The most commonly accepted theory is Queller and Madden’s, that ‘difficult decisions, improbable events, and morally ambiguous situations’ had directed the Westerners to Constantinople. It is one that has been further developed by Jonathan Phillips who supports this theory, arguing that the ‘death of Thibaut of Champagne, the lack of men arriving at Venice, [and] the decision to attack Zara’ all encouraged the Constantinople diversion. This theory neglects one aspect of the historiography, however: the death of Thibaut of Champagne. Losing the leader of the expedition before setting out would have caused setbacks and weakened the assembled forces’ manpower.
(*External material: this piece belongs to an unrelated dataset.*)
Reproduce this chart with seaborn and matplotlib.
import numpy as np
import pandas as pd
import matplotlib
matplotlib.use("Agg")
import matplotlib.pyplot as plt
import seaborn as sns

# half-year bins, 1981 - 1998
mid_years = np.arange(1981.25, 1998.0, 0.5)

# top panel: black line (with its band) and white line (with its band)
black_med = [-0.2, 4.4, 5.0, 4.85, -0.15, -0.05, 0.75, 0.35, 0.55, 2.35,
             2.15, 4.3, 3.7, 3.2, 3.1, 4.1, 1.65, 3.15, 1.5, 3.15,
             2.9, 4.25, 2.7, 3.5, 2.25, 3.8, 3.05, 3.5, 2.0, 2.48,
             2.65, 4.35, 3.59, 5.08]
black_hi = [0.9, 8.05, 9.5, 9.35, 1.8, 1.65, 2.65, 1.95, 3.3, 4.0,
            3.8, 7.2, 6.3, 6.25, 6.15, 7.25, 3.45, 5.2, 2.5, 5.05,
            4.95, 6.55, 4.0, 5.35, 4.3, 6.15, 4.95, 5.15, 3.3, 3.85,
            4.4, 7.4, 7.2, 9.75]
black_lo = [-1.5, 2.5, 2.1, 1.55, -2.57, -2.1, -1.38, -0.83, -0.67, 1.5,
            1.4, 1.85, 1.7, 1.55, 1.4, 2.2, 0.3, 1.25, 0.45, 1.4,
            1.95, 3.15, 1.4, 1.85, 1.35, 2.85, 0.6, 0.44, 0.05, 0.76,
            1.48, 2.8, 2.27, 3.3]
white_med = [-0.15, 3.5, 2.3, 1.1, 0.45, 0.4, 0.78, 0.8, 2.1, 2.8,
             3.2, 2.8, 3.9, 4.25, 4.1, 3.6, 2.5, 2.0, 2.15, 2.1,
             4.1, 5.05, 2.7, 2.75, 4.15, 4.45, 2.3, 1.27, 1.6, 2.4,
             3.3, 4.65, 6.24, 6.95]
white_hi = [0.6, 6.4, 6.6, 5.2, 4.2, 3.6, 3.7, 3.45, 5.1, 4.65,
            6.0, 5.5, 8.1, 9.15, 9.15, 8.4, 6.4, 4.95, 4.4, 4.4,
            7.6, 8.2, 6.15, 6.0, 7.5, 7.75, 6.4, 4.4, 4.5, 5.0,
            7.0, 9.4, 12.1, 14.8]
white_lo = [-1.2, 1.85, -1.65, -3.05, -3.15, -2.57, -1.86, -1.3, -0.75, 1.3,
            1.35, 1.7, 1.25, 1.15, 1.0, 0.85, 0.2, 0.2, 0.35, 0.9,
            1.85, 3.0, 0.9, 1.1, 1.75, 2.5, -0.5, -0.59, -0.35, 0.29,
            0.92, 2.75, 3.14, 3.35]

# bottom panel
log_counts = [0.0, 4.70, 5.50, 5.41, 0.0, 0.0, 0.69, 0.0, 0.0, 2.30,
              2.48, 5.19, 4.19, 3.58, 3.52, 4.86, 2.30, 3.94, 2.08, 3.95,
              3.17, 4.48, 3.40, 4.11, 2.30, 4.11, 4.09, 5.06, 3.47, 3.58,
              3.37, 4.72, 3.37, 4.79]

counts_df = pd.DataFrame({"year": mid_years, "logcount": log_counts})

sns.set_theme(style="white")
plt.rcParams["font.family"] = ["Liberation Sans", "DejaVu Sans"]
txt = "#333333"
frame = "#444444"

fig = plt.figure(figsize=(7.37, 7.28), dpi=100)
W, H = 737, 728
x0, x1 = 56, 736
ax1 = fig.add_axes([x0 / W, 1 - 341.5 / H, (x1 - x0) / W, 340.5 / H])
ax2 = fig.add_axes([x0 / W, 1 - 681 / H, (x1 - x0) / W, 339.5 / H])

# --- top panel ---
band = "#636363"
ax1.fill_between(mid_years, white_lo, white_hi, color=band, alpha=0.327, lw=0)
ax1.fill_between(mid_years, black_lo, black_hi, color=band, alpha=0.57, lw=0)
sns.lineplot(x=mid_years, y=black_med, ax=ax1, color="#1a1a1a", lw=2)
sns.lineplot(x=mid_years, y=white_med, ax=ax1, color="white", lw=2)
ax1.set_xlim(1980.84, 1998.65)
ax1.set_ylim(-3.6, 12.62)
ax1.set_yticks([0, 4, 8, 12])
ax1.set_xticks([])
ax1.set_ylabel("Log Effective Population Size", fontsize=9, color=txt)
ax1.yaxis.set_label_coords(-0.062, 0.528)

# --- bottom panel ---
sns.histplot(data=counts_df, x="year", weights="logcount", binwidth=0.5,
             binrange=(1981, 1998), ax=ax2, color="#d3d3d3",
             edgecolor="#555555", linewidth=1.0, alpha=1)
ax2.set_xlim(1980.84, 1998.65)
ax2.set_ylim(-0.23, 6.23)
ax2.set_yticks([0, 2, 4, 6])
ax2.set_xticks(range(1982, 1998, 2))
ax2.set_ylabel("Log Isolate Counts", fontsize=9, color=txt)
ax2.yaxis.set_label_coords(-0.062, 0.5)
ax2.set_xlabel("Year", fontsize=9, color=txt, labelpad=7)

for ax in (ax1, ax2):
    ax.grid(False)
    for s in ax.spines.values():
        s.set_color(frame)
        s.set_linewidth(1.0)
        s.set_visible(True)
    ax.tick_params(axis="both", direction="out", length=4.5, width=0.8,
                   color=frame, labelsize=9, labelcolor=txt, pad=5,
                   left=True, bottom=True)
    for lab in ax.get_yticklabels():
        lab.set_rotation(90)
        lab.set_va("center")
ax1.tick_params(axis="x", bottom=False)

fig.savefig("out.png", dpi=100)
Jonathan Phillips addresses this effectively by stating that the loss of Thibaut shortly after the treaty with Venice, was detrimental to the crusade, in that his ‘leadership and resources’ might have facilitated the recruitment process. It is possible that had Thibaut survived that the sufficient number of men and financial resources would have congregated at Venice, alleviated the need to sack Zara.
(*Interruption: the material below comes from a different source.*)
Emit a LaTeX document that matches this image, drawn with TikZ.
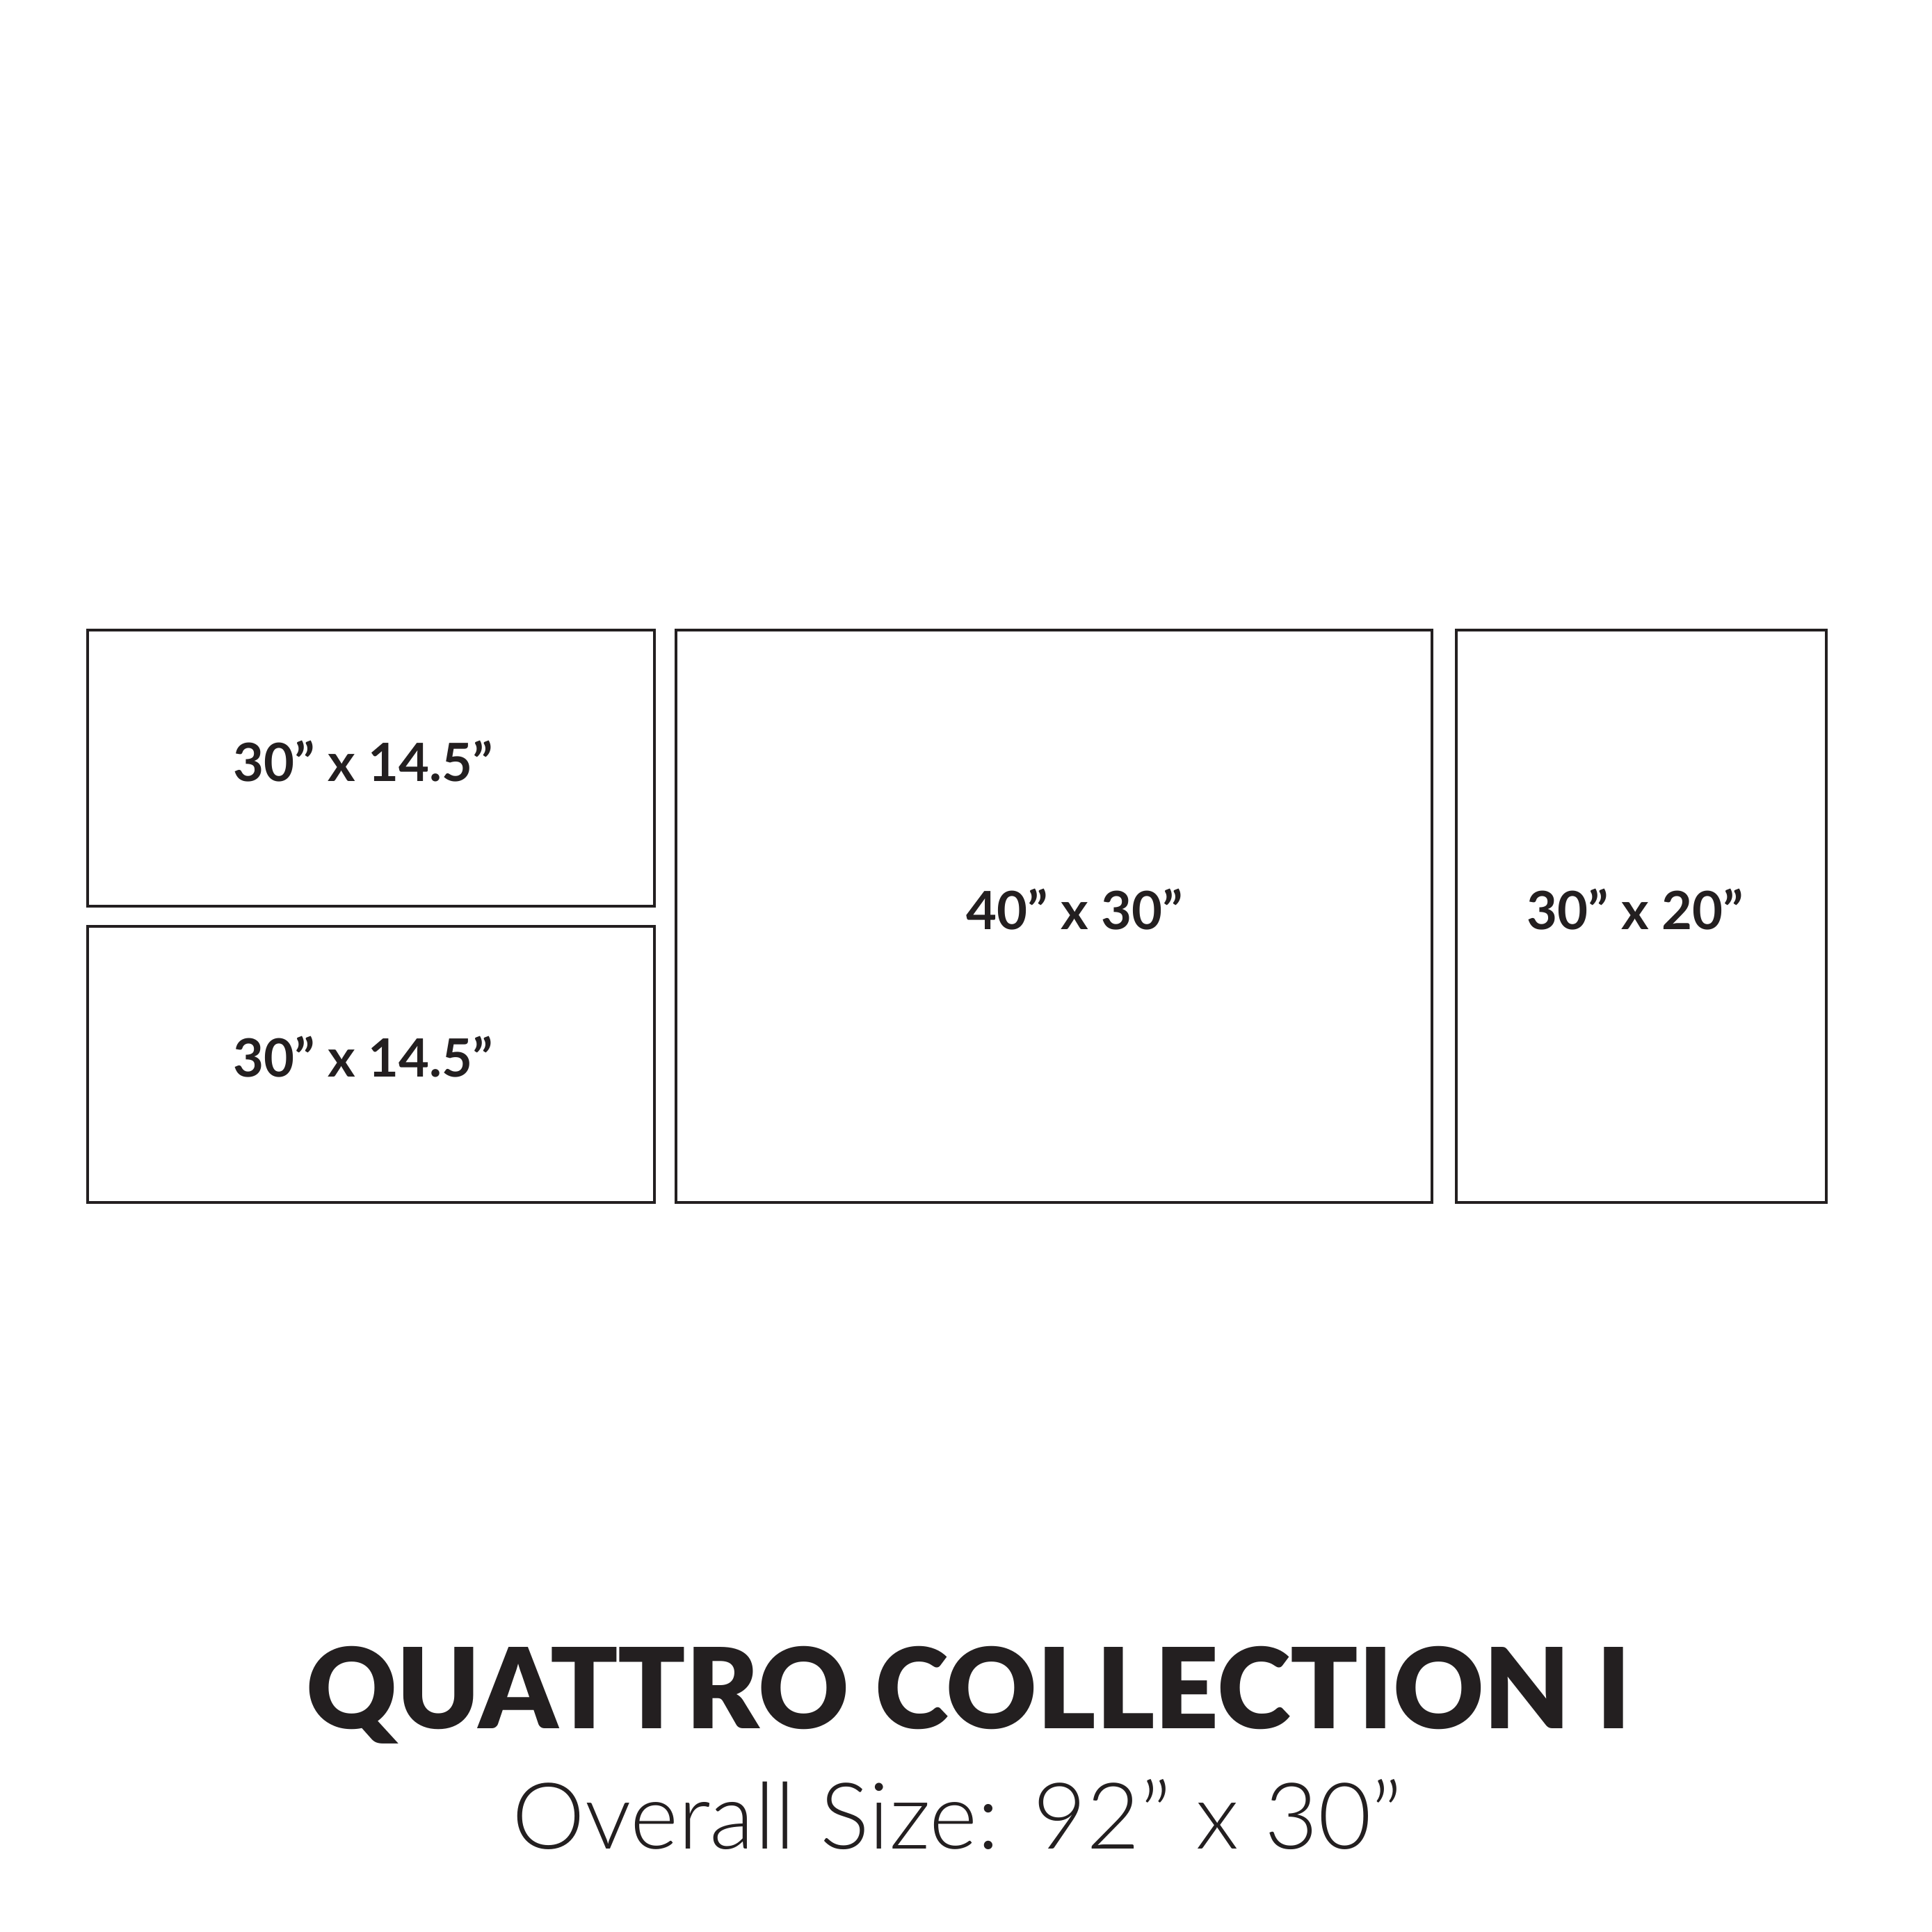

After centuries of historical discourse between historians this debate is still a staple of crusading, byzantine and ecclesial histories. Returning to that initial question then, was the Fourth Crusade a series of unavoidable unfortunate events, or were those events directed by opportunists? Though Byzantium apologists are quick to blame Venetian conspirators, in recent years and in works of Donald Queller and Thomas Madden, these theories have been largely debunked. Runciman argues that ‘never [was there] a greater crime against humanity than the Fourth Crusade.’ The outcome of the Fourth Crusade was in contrast with its original aim: to regain Jerusalem via Egypt. A debate will always surround this troubled crusade but the core question remains, why did the crusade end with the conquest of Constantinople?